WHAT TO PRODUCE: Working from the top of the listing below, retype each line through the line containing "const y0 = y.range()[0], y1 = y.range()[1];", both included, with no pictures.

PROVIDED DATA:
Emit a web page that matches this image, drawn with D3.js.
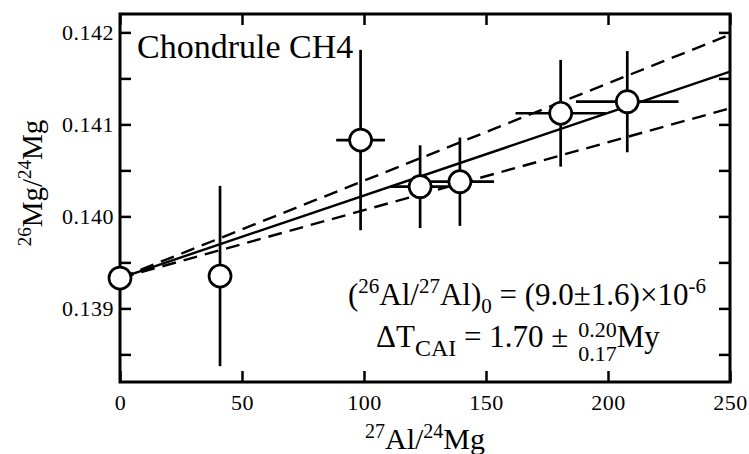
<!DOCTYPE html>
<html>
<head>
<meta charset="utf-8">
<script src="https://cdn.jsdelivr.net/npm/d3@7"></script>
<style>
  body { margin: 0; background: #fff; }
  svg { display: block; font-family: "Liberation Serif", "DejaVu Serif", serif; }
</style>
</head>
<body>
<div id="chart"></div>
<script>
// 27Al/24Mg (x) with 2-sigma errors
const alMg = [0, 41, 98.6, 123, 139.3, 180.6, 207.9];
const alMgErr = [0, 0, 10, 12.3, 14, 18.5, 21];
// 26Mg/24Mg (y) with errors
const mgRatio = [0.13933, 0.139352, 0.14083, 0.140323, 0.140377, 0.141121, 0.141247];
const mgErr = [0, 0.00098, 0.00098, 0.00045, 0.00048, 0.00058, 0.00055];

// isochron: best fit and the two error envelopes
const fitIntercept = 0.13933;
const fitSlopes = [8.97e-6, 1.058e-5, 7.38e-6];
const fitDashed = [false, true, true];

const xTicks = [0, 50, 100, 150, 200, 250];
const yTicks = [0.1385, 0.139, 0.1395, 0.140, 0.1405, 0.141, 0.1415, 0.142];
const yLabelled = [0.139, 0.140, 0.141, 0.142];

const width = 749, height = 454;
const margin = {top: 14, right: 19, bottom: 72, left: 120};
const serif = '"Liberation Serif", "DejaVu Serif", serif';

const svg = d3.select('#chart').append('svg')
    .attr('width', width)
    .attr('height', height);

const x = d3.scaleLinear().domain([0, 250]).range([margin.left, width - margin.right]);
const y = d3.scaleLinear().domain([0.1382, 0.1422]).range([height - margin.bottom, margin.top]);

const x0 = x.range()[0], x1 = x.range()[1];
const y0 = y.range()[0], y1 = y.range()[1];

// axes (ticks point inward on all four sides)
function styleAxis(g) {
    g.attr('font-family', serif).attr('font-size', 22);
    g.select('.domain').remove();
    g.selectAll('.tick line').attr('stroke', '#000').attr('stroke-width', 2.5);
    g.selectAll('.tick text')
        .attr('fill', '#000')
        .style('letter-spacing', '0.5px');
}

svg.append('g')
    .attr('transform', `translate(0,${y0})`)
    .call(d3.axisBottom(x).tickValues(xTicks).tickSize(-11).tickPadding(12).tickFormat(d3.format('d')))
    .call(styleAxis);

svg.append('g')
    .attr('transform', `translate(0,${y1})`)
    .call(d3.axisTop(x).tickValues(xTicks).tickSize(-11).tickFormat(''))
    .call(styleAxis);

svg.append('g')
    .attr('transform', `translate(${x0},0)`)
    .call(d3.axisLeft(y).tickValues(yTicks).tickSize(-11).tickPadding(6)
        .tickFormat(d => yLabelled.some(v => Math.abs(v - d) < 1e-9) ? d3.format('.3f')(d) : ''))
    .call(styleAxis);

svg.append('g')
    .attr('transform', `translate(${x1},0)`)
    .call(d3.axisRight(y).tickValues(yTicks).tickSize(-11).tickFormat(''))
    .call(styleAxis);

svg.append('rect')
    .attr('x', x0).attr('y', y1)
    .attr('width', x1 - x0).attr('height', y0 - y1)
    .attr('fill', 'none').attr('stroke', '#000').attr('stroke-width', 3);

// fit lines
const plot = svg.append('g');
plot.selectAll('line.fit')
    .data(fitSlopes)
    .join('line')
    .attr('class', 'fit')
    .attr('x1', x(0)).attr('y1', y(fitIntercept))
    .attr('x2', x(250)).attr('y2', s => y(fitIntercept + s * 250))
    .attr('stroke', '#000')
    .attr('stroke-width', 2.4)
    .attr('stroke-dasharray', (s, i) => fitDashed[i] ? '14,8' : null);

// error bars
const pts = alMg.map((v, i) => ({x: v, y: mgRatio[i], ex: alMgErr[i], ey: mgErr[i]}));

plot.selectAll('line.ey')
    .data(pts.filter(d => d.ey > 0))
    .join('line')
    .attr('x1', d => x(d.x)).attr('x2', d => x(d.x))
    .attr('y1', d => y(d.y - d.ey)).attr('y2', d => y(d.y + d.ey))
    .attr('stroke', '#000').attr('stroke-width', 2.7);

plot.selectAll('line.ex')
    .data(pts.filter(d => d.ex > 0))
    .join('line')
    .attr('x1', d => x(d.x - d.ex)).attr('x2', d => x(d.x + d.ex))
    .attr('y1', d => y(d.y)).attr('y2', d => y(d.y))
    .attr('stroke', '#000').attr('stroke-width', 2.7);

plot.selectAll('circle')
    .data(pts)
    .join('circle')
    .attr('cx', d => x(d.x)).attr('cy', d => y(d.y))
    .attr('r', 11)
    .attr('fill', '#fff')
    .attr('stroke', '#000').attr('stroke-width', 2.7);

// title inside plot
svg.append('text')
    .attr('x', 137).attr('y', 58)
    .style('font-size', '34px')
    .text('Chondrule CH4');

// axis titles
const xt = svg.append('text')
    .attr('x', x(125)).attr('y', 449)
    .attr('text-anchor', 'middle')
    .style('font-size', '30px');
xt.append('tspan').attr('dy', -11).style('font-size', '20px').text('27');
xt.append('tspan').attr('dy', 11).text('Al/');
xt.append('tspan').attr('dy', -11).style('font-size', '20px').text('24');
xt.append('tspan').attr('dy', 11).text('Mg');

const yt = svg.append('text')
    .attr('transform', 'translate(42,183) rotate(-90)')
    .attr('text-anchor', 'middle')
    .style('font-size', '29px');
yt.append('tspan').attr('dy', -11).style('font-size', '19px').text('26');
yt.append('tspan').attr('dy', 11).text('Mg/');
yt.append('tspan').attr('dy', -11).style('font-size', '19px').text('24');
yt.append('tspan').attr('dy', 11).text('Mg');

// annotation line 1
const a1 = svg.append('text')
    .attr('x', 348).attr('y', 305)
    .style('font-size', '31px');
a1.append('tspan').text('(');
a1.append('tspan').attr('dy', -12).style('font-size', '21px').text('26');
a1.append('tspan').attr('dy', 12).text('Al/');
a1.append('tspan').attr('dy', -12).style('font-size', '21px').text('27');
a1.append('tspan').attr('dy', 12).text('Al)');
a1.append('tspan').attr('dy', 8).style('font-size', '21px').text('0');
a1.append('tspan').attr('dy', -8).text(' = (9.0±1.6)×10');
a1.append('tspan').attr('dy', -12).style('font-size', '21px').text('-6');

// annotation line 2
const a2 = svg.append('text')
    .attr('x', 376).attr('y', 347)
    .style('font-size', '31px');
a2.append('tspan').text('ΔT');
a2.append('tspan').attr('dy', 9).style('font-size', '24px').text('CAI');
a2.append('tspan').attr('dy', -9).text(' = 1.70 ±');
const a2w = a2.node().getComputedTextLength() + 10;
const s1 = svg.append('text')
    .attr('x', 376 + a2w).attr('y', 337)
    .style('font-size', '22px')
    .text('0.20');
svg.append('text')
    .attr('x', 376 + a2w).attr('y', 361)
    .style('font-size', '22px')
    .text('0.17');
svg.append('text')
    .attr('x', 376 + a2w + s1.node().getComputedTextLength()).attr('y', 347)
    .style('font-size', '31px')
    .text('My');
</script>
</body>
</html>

THE RESULT:
Emit a web page that matches this image, drawn with D3.js.
<!DOCTYPE html>
<html>
<head>
<meta charset="utf-8">
<script src="https://cdn.jsdelivr.net/npm/d3@7"></script>
<style>
  body { margin: 0; background: #fff; }
  svg { display: block; font-family: "Liberation Serif", "DejaVu Serif", serif; }
</style>
</head>
<body>
<div id="chart"></div>
<script>
// 27Al/24Mg (x) with 2-sigma errors
const alMg = [0, 41, 98.6, 123, 139.3, 180.6, 207.9];
const alMgErr = [0, 0, 10, 12.3, 14, 18.5, 21];
// 26Mg/24Mg (y) with errors
const mgRatio = [0.13933, 0.139352, 0.14083, 0.140323, 0.140377, 0.141121, 0.141247];
const mgErr = [0, 0.00098, 0.00098, 0.00045, 0.00048, 0.00058, 0.00055];

// isochron: best fit and the two error envelopes
const fitIntercept = 0.13933;
const fitSlopes = [8.97e-6, 1.058e-5, 7.38e-6];
const fitDashed = [false, true, true];

const xTicks = [0, 50, 100, 150, 200, 250];
const yTicks = [0.1385, 0.139, 0.1395, 0.140, 0.1405, 0.141, 0.1415, 0.142];
const yLabelled = [0.139, 0.140, 0.141, 0.142];

const width = 749, height = 454;
const margin = {top: 14, right: 19, bottom: 72, left: 120};
const serif = '"Liberation Serif", "DejaVu Serif", serif';

const svg = d3.select('#chart').append('svg')
    .attr('width', width)
    .attr('height', height);

const x = d3.scaleLinear().domain([0, 250]).range([margin.left, width - margin.right]);
const y = d3.scaleLinear().domain([0.1382, 0.1422]).range([height - margin.bottom, margin.top]);

const x0 = x.range()[0], x1 = x.range()[1];
const y0 = y.range()[0], y1 = y.range()[1];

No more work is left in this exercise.